Given request: Repeat only the lines below that run from the line with "Reproduce this chart" to the line with "import seaborn as sns", ends included; skip every picture.

--- START OF Extracted records ---

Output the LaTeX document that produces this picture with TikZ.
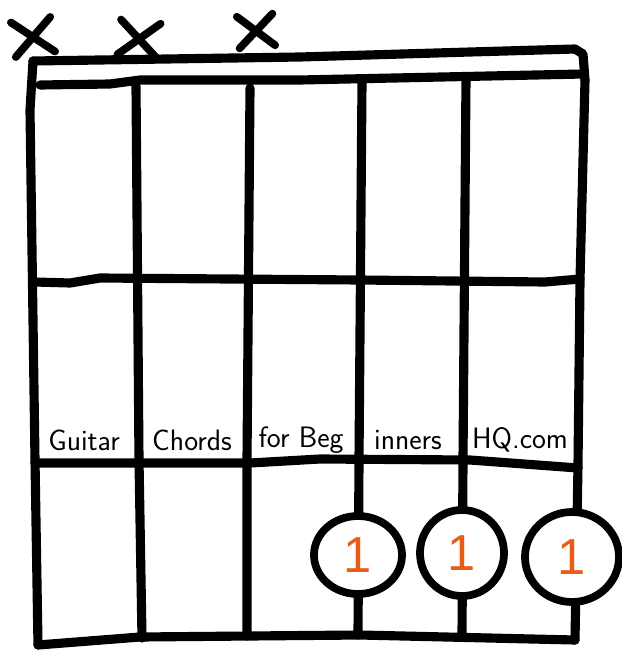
\documentclass[tikz,border=0pt]{standalone}
\usepackage{fontspec}
\usepackage{tikz}
\usetikzlibrary{shapes.geometric,shapes.misc}
\newfontfamily\fingerfont{Liberation Sans}
\definecolor{fingerorange}{RGB}{232,92,24}

\begin{document}
\begin{tikzpicture}[x=0.025cm, y=-0.025cm, line cap=round, line join=round,
  grid/.style={line width=6.5pt},
  mute/.style={draw, cross out, line width=5.5pt, inner sep=0pt, minimum width=0.8cm, minimum height=0.68cm},
  finger/.style={draw, ellipse, line width=5.5pt, fill=white, inner sep=0pt, text=fingerorange,
    font=\fingerfont\fontsize{36}{36}\selectfont},
  cell/.style={inner sep=0pt, font=\sffamily\fontsize{21}{21}\selectfont}]
\useasboundingbox (0,0) rectangle (622,650);

% Nut
\draw[grid] (33,61) -- (300,57) -- (470,52) -- (575,49) -- (583,54) -- (585,80);
\draw[grid] (40,85) -- (110,84) -- (140,80) -- (300,80) -- (583,74);

% Strings
\draw[grid] (33,61) -- (30,110) -- (35,460) -- (38,645);
\draw[grid] (136,86) -- (139,460) -- (142,638);
\draw[grid] (250,88) -- (247,460) -- (247,636);
\draw[grid] (362,82) -- (359,460) -- (358,635);
\draw[grid] (466,78) -- (463,460) -- (462,637);
\draw[grid] (585,80) -- (580,280) -- (578,465) -- (575,640);

% Frets
\draw[grid] (35,282) -- (70,283) -- (100,278) -- (360,280) -- (545,282) -- (580,279);
\draw[grid] (35,463) -- (250,463) -- (320,459) -- (470,460) -- (578,468);
\draw[grid] (38,645) -- (140,637) -- (360,635) -- (575,640);

% Muted strings
\node[mute, rotate=8] (mute1) at (33,37) {};
\node[mute, rotate=-6] (mute2) at (139,39) {};
\node[mute, rotate=5, minimum width=0.7cm, minimum height=0.6cm] (mute3) at (256,31) {};

% Text across the second fret
\node[cell] (cell1) at (84,440) {Guitar};
\node[cell] (cell2) at (192,440) {Chords};
\node[cell] (cell3) at (301,440) {for Beg};
\node[cell] (cell4) at (408,440) {inners};
\node[cell] (cell5) at (520,440) {HQ.com};

% Fingers
\node[finger, minimum width=2.2cm, minimum height=1.95cm] (finger4) at (358,555) {1};
\node[finger, minimum width=2.1cm, minimum height=2.15cm] (finger5) at (462,553) {1};
\node[finger, minimum width=2.35cm, minimum height=2.25cm] (finger6) at (572,557) {1};

\end{tikzpicture}
\end{document}
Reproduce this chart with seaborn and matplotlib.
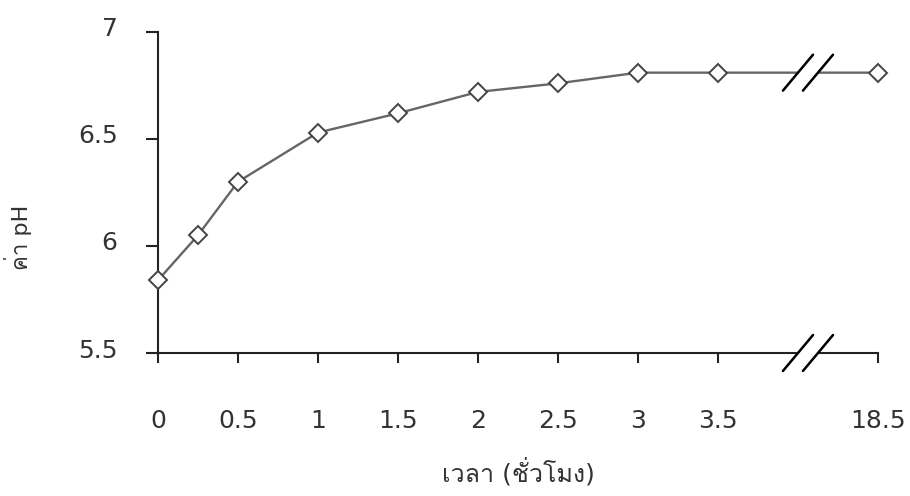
import numpy as np
import pandas as pd
import matplotlib
matplotlib.use("Agg")
import matplotlib.pyplot as plt
from matplotlib import font_manager
from matplotlib.ft2font import FT2Font
from matplotlib.patches import Polygon
from matplotlib.transforms import ScaledTranslation
import seaborn as sns

# data: time (hours) and pH
hours = [0, 0.25, 0.5, 1, 1.5, 2, 2.5, 3, 3.5, 18.5]
ph = [5.84, 6.05, 6.30, 6.53, 6.62, 6.72, 6.76, 6.81, 6.81, 6.81]
xtick_labels = ["0", "0.5", "1", "1.5", "2", "2.5", "3", "3.5", "18.5"]
ytick_values = [5.5, 6, 6.5, 7]

# find an installed font that has Thai glyphs
thai_font = None
for f in font_manager.fontManager.ttflist:
    try:
        if 0x0E40 in FT2Font(f.fname).get_charmap():
            thai_font = f.name
            break
    except Exception:
        pass

sns.set_style("white")
fams = ["DejaVu Sans"]
if thai_font:
    fams.append(thai_font)
plt.rcParams["font.family"] = fams

# broken axis: 18.5 h is drawn one unit after 3.5 h
pos = [h if h <= 3.5 else 4.5 for h in hours]
df = pd.DataFrame({"pos": pos, "ph": ph})

fig = plt.figure(figsize=(9.10, 4.96), dpi=100)
ax = fig.add_axes([0.1736, 0.2883, 0.7912, 0.6472])

sns.lineplot(data=df, x="pos", y="ph", ax=ax, color="#666666", linewidth=1.7,
             marker="D", markersize=9, markerfacecolor="white",
             markeredgecolor="#444444", markeredgewidth=1.4, zorder=3,
             clip_on=False)

ax.set_xlim(0, 4.5)
ax.set_ylim(5.5, 7)
ax.set_xticks([0, 0.5, 1, 1.5, 2, 2.5, 3, 3.5, 4.5])
ax.set_xticklabels(xtick_labels)
ax.set_yticks(ytick_values)
ax.set_yticklabels(["5.5", "6", "6.5", "7"])

for s in ["top", "right"]:
    ax.spines[s].set_visible(False)
for s in ["left", "bottom"]:
    ax.spines[s].set_color("#222222")
    ax.spines[s].set_linewidth(1.5)

ax.tick_params(axis="y", direction="out", length=9, width=1.5, color="#222222",
               labelsize=18, labelcolor="#333333", pad=20, left=True)
ax.tick_params(axis="x", direction="out", length=7, width=1.5, color="#222222",
               labelsize=18, labelcolor="#333333", pad=33, bottom=True)

# y tick labels sit a little above their ticks in the original
for lab in ax.get_yticklabels():
    lab.set_transform(lab.get_transform() + ScaledTranslation(0, 5 / 100, fig.dpi_scale_trans))

ax.set_xlabel("เวลา (ชั่วโมง)", fontsize=18, color="#333333")
ax.set_ylabel("ค่า pH", fontsize=16, color="#333333")
ax.xaxis.label.set_va("center")
ax.yaxis.label.set_va("center")
ax.xaxis.set_label_coords(0.5, -0.37)
ax.yaxis.set_label_coords(-0.195, 0.36)

# break marks on the line and the x axis
dx, dy = 0.094, 0.084
xb1, xb2 = 4.0, 4.125
for yb in [ph[-1], 5.5]:
    gap = Polygon([[xb1 - dx, yb - dy], [xb1 + dx, yb + dy],
                   [xb2 + dx, yb + dy], [xb2 - dx, yb - dy]],
                  closed=True, facecolor="white", edgecolor="none",
                  zorder=4, clip_on=False)
    ax.add_patch(gap)
    for xb in [xb1, xb2]:
        ax.plot([xb - dx, xb + dx], [yb - dy, yb + dy], color="black",
                linewidth=1.8, zorder=5, clip_on=False)

plt.savefig("out.png", dpi=100)
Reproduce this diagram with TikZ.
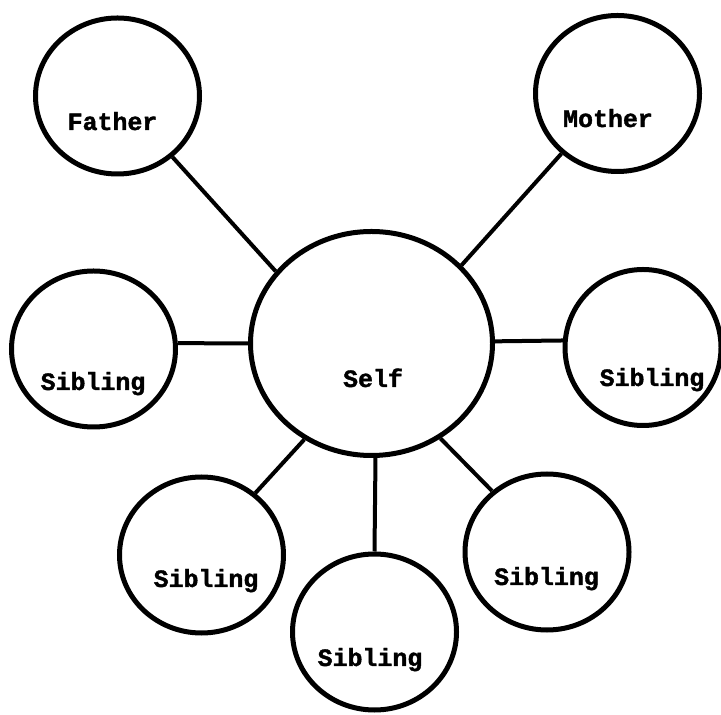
\documentclass[tikz,border=0pt]{standalone}
\usepackage{fontspec}
\newfontfamily\typewriter{Liberation Mono Bold}[FakeBold=1.5]
\usetikzlibrary{shapes.geometric}
\tikzset{
  person/.style={ellipse, draw, line width=5bp, minimum width=164bp, minimum height=156bp, inner sep=0pt},
  selfnode/.style={ellipse, draw, line width=5bp, minimum width=242bp, minimum height=224bp, inner sep=0pt},
  lbl/.style={anchor=base, inner sep=0pt, font=\fontsize{25}{28}\selectfont\typewriter},
  link/.style={line width=4bp}
}
\begin{document}
\begin{tikzpicture}[x=1bp,y=1bp]
\useasboundingbox (0,0) rectangle (721,715);
\node[selfnode] (self) at (371.5,371.5) {};
\node[person] (father) at (117.5,619) {};
\node[person] (mother) at (617.5,621.5) {};
\node[person] (sibL) at (93.5,366) {};
\node[person, minimum width=156bp] (sibR) at (643,367.5) {};
\node[person] (sibBL) at (201.5,160) {};
\node[person] (sibBM) at (374.5,83) {};
\node[person] (sibBR) at (547,163) {};
\node[lbl] (tFather) at (112.5,585) {Father};
\node[lbl] (tMother) at (608,588) {Mother};
\node[lbl] (tSelf) at (373,328) {Self};
\node[lbl] (tSibL) at (93,325) {Sibling};
\node[lbl] (tSibR) at (652,329) {Sibling};
\node[lbl] (tSibBL) at (206,128) {Sibling};
\node[lbl] (tSibBM) at (370,49) {Sibling};
\node[lbl] (tSibBR) at (546.5,130) {Sibling};
\draw[link] (father.312) -- (self.143);
\draw[link] (mother.227) -- (self.41);
\draw[link] (sibL.4) -- (self.180);
\draw[link] (self.1) -- (sibR.175);
\draw[link] (self.235) -- (sibBL.49);
\draw[link] (self.272) -- (sibBM.90);
\draw[link] (self.306) -- (sibBR.132);
\end{tikzpicture}
\end{document}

--- END OF Extracted records ---

Exercise response:
Reproduce this chart with seaborn and matplotlib.
import numpy as np
import pandas as pd
import matplotlib
matplotlib.use("Agg")
import matplotlib.pyplot as plt
from matplotlib import font_manager
from matplotlib.ft2font import FT2Font
from matplotlib.patches import Polygon
from matplotlib.transforms import ScaledTranslation
import seaborn as sns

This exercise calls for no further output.